On Wed, May 30, 2018 at 08:24:28AM +1000, Dave Chinner wrote:
> On Tue, May 29, 2018 at 03:07:16PM -0700, Darrick J. Wong wrote:
> > On Tue, May 29, 2018 at 01:28:10PM +1000, Dave Chinner wrote:
> > > On Thu, May 17, 2018 at 08:56:23PM -0700, Darrick J. Wong wrote:
> > > > +	/*
> > > > +	 * Reinitialize the counters.  The on-disk and in-core counters differ
> > > > +	 * by the number of inodes/blocks reserved by the admin, the per-AG
> > > > +	 * reservation, and any transactions in progress, so we have to
> > > > +	 * account for that.  First we take the sb lock and update its
> > > > +	 * counters...
> > > > +	 */
> > > > +	spin_lock(&mp->m_sb_lock);
> > > > +	delta_icount = (int64_t)mp->m_sb.sb_icount - icount;
> > > > +	delta_ifree = (int64_t)mp->m_sb.sb_ifree - ifree;
> > > > +	delta_fdblocks = (int64_t)mp->m_sb.sb_fdblocks - fdblocks;
> > > > +	mp->m_sb.sb_icount = icount;
> > > > +	mp->m_sb.sb_ifree = ifree;
> > > > +	mp->m_sb.sb_fdblocks = fdblocks;
> > > > +	spin_unlock(&mp->m_sb_lock);
> > > 
> > > This seems racy to me ? i.e. the per-ag counters can change while
> > > we are summing them, and once we've summed them then sb counters
> > > can change while we are waiting for the m_sb_lock.

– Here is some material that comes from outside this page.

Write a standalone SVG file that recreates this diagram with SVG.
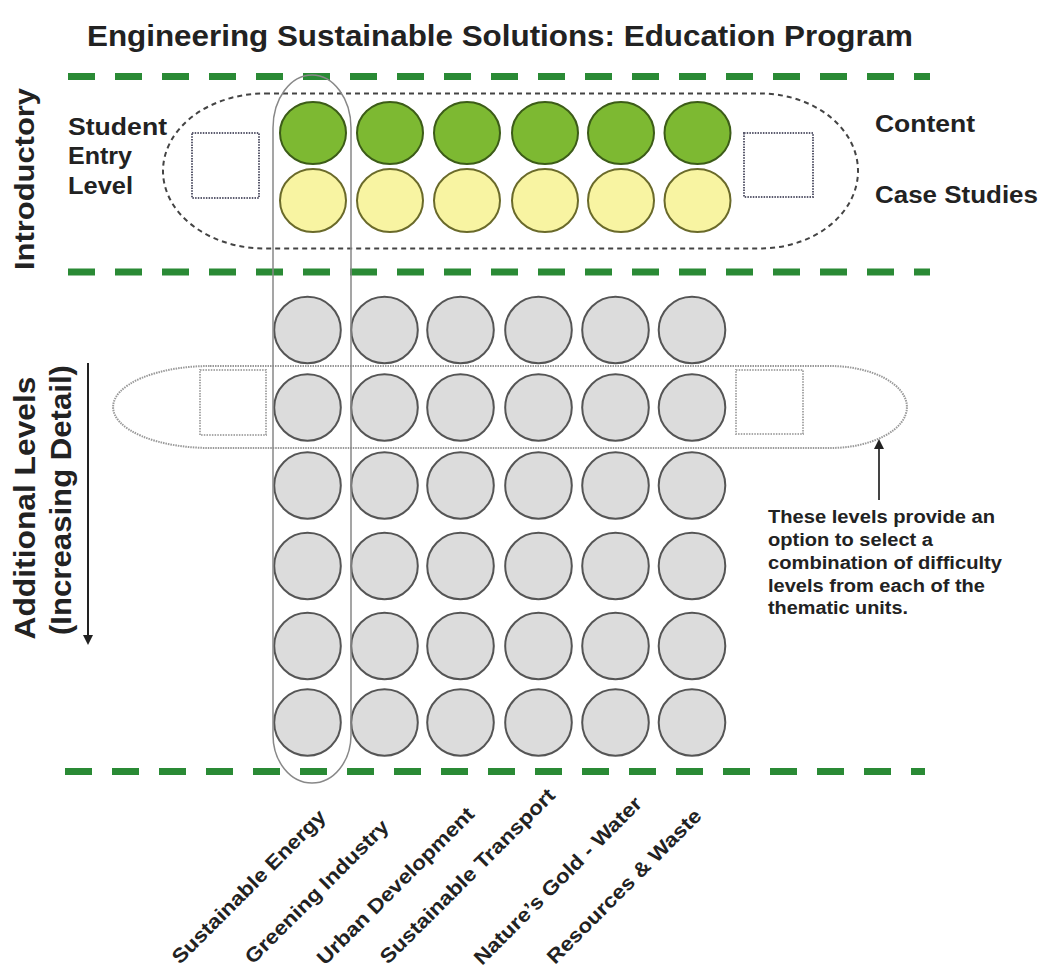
<svg xmlns="http://www.w3.org/2000/svg" width="1045" height="974" viewBox="0 0 1045 974">
<style>
text{font-family:"Liberation Sans",Arial,sans-serif;font-weight:bold;fill:#222}
.gl{stroke:#2a8a35;stroke-width:7;stroke-dasharray:27 20;fill:none}
.gr{fill:#7db932;stroke:#3c5c18;stroke-width:2}
.ye{fill:#f8f4a2;stroke:#6a6a2a;stroke-width:2}
.gy{fill:#dcdcdc;stroke:#555;stroke-width:2}
.sq{fill:none;stroke:#5b5b6e;stroke-width:2;stroke-dasharray:1.5 1.2}
.sq2{fill:none;stroke:#aaa;stroke-width:2;stroke-dasharray:1.5 1.2}
.lbl{font-size:20px}
</style>
<defs>
<marker id="ah" markerWidth="10" markerHeight="10" refX="5" refY="5" orient="auto" markerUnits="userSpaceOnUse">
<path d="M0,0 L10,5 L0,10 Z" fill="#222"/>
</marker>
</defs>
<rect width="1045" height="974" fill="#fff"/>
<text x="87" y="46" font-size="30" textLength="826" lengthAdjust="spacingAndGlyphs">Engineering Sustainable Solutions: Education Program</text>
<g id="bands">
<line class="gl" x1="68" y1="76.5" x2="930" y2="76.5"/>
<line class="gl" x1="68" y1="272" x2="930" y2="272"/>
<line class="gl" x1="65" y1="771.5" x2="925" y2="771.5"/>
</g>
<g id="side-labels">
<text transform="translate(34,179) rotate(-90)" font-size="28" text-anchor="middle" textLength="182" lengthAdjust="spacingAndGlyphs">Introductory</text>
<text transform="translate(35,508) rotate(-90)" font-size="29" text-anchor="middle" textLength="263" lengthAdjust="spacingAndGlyphs">Additional Levels</text>
<text transform="translate(71,500) rotate(-90)" font-size="29" text-anchor="middle" textLength="270" lengthAdjust="spacingAndGlyphs">(Increasing Detail)</text>
</g>
<g id="entry-label">
<text x="68" y="135" font-size="23" textLength="99" lengthAdjust="spacingAndGlyphs">Student</text>
<text x="68" y="164" font-size="23" textLength="64" lengthAdjust="spacingAndGlyphs">Entry</text>
<text x="68" y="194" font-size="23" textLength="65" lengthAdjust="spacingAndGlyphs">Level</text>
</g>
<g id="content-label"><text x="875" y="132" font-size="23" textLength="100" lengthAdjust="spacingAndGlyphs">Content</text></g>
<g id="case-label"><text x="875" y="203" font-size="23" textLength="163" lengthAdjust="spacingAndGlyphs">Case Studies</text></g>
<g id="intro-group">
<path d="M265 93.5 H760 A98 77.5 0 0 1 760 248.5 H265 A102 77.5 0 0 1 265 93.5 Z" fill="none" stroke="#444" stroke-width="2" stroke-dasharray="5 4"/>
<rect class="sq" x="192" y="133" width="67" height="65"/>
<rect class="sq" x="744" y="133" width="69" height="64"/>
</g>
<g id="content-row">
<ellipse class="gr" cx="313" cy="133" rx="33" ry="31"/>
<ellipse class="gr" cx="390" cy="133" rx="33" ry="31"/>
<ellipse class="gr" cx="467" cy="133" rx="33" ry="31"/>
<ellipse class="gr" cx="545" cy="133" rx="33" ry="31"/>
<ellipse class="gr" cx="621" cy="133" rx="33" ry="31"/>
<ellipse class="gr" cx="697.5" cy="133" rx="33" ry="31"/>
</g>
<g id="case-row">
<ellipse class="ye" cx="313" cy="200.5" rx="33" ry="31.5"/>
<ellipse class="ye" cx="390" cy="200.5" rx="33" ry="31.5"/>
<ellipse class="ye" cx="467" cy="200.5" rx="33" ry="31.5"/>
<ellipse class="ye" cx="545" cy="200.5" rx="33" ry="31.5"/>
<ellipse class="ye" cx="621" cy="200.5" rx="33" ry="31.5"/>
<ellipse class="ye" cx="697.5" cy="200.5" rx="33" ry="31.5"/>
</g>
<g id="levels-grid">
<g transform="translate(0,330)">
<circle class="gy" cx="307.5" cy="0" r="33.3"/><circle class="gy" cx="384.5" cy="0" r="33.3"/><circle class="gy" cx="460.5" cy="0" r="33.3"/><circle class="gy" cx="538.5" cy="0" r="33.3"/><circle class="gy" cx="615.5" cy="0" r="33.3"/><circle class="gy" cx="692" cy="0" r="33.3"/>
</g>
<g transform="translate(0,407.5)">
<circle class="gy" cx="307.5" cy="0" r="33.3"/><circle class="gy" cx="384.5" cy="0" r="33.3"/><circle class="gy" cx="460.5" cy="0" r="33.3"/><circle class="gy" cx="538.5" cy="0" r="33.3"/><circle class="gy" cx="615.5" cy="0" r="33.3"/><circle class="gy" cx="692" cy="0" r="33.3"/>
</g>
<g transform="translate(0,485.5)">
<circle class="gy" cx="307.5" cy="0" r="33.3"/><circle class="gy" cx="384.5" cy="0" r="33.3"/><circle class="gy" cx="460.5" cy="0" r="33.3"/><circle class="gy" cx="538.5" cy="0" r="33.3"/><circle class="gy" cx="615.5" cy="0" r="33.3"/><circle class="gy" cx="692" cy="0" r="33.3"/>
</g>
<g transform="translate(0,566)">
<circle class="gy" cx="307.5" cy="0" r="33.3"/><circle class="gy" cx="384.5" cy="0" r="33.3"/><circle class="gy" cx="460.5" cy="0" r="33.3"/><circle class="gy" cx="538.5" cy="0" r="33.3"/><circle class="gy" cx="615.5" cy="0" r="33.3"/><circle class="gy" cx="692" cy="0" r="33.3"/>
</g>
<g transform="translate(0,646)">
<circle class="gy" cx="307.5" cy="0" r="33.3"/><circle class="gy" cx="384.5" cy="0" r="33.3"/><circle class="gy" cx="460.5" cy="0" r="33.3"/><circle class="gy" cx="538.5" cy="0" r="33.3"/><circle class="gy" cx="615.5" cy="0" r="33.3"/><circle class="gy" cx="692" cy="0" r="33.3"/>
</g>
<g transform="translate(0,722.5)">
<circle class="gy" cx="307.5" cy="0" r="33.3"/><circle class="gy" cx="384.5" cy="0" r="33.3"/><circle class="gy" cx="460.5" cy="0" r="33.3"/><circle class="gy" cx="538.5" cy="0" r="33.3"/><circle class="gy" cx="615.5" cy="0" r="33.3"/><circle class="gy" cx="692" cy="0" r="33.3"/>
</g>
</g>
<g id="level-selection">
<path d="M210 366 H830 A77 41 0 0 1 830 448 H210 A97 41 0 0 1 210 366 Z" fill="none" stroke="#999" stroke-width="2" stroke-dasharray="1.5 1"/>
<rect class="sq2" x="200" y="370" width="66" height="65"/>
<rect class="sq2" x="736" y="370" width="67" height="64"/>
</g>
<g id="theme-column">
<path d="M273 128 A39 53 0 0 1 351 128 V735 A39 48 0 0 1 273 735 Z" fill="none" stroke="#888" stroke-width="1.5"/>
</g>
<g id="connectors">
<line x1="88" y1="363" x2="88" y2="640" stroke="#222" stroke-width="2" marker-end="url(#ah)"/>
<line x1="879" y1="500" x2="879" y2="444" stroke="#444" stroke-width="2" marker-end="url(#ah)"/>
</g>
<g id="callout">
<text x="768" y="523" font-size="18" textLength="227" lengthAdjust="spacingAndGlyphs">These levels provide an</text>
<text x="768" y="546" font-size="18" textLength="165" lengthAdjust="spacingAndGlyphs">option to select a</text>
<text x="768" y="569" font-size="18" textLength="234" lengthAdjust="spacingAndGlyphs">combination of difficulty</text>
<text x="768" y="592" font-size="18" textLength="217" lengthAdjust="spacingAndGlyphs">levels from each of the</text>
<text x="768" y="614" font-size="18" textLength="140" lengthAdjust="spacingAndGlyphs">thematic units.</text>
</g>
<g id="theme-labels">
<text class="lbl" transform="translate(180,965) rotate(-45)" textLength="208" lengthAdjust="spacingAndGlyphs">Sustainable Energy</text>
<text class="lbl" transform="translate(253,965) rotate(-45)" textLength="194" lengthAdjust="spacingAndGlyphs">Greening Industry</text>
<text class="lbl" transform="translate(325,966) rotate(-45)" textLength="213" lengthAdjust="spacingAndGlyphs">Urban Development</text>
<text class="lbl" transform="translate(388,965) rotate(-45)" textLength="238" lengthAdjust="spacingAndGlyphs">Sustainable Transport</text>
<text class="lbl" transform="translate(482,966) rotate(-45)" textLength="228" lengthAdjust="spacingAndGlyphs">Nature’s Gold - Water</text>
<text class="lbl" transform="translate(555,965) rotate(-45)" textLength="209" lengthAdjust="spacingAndGlyphs">Resources &amp; Waste</text>
</g>
</svg>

It's looks to me
> > > like the summed per-ag counters are not in any way coherent
> > > wit the superblock or the in-core per-CPU counters, so I'm
> > > struggling to understand why this is safe?
> > 
> > Hmm, yes, I think this is racy too.  The purpose of this code is to
> > recompute the global counters from the AG counters after any operation
> > that modifies anything that would affect the icount/ifreecount/fdblocks
> > counters...
> 
> *nod*
> 
> > > We can do this sort of summation at mount time (in
> > > xfs_initialize_perag_data()) because the filesystem is running
> > > single threaded while the summation is taking place and so nothing
> > > is changing during th summation. The filesystem is active in this
> > > case, so I don't think we can do the same thing here.
> > 
> > ...however, you're correct to point out that the fs must be quiesced
> > before we can actually do this.  In other words, I think the filesystem
> > has to be completely frozen before we can do this.  Perhaps it's better
> > to have the per-ag rebuilders fix only the per-ag counters and leave the
> > global counters alone.  Then add a new scrubber that checks the summary
> > counters and fixes them if necessary.
> 
> So the question here is whether we actually need to accurately
> correct the global superblock counters?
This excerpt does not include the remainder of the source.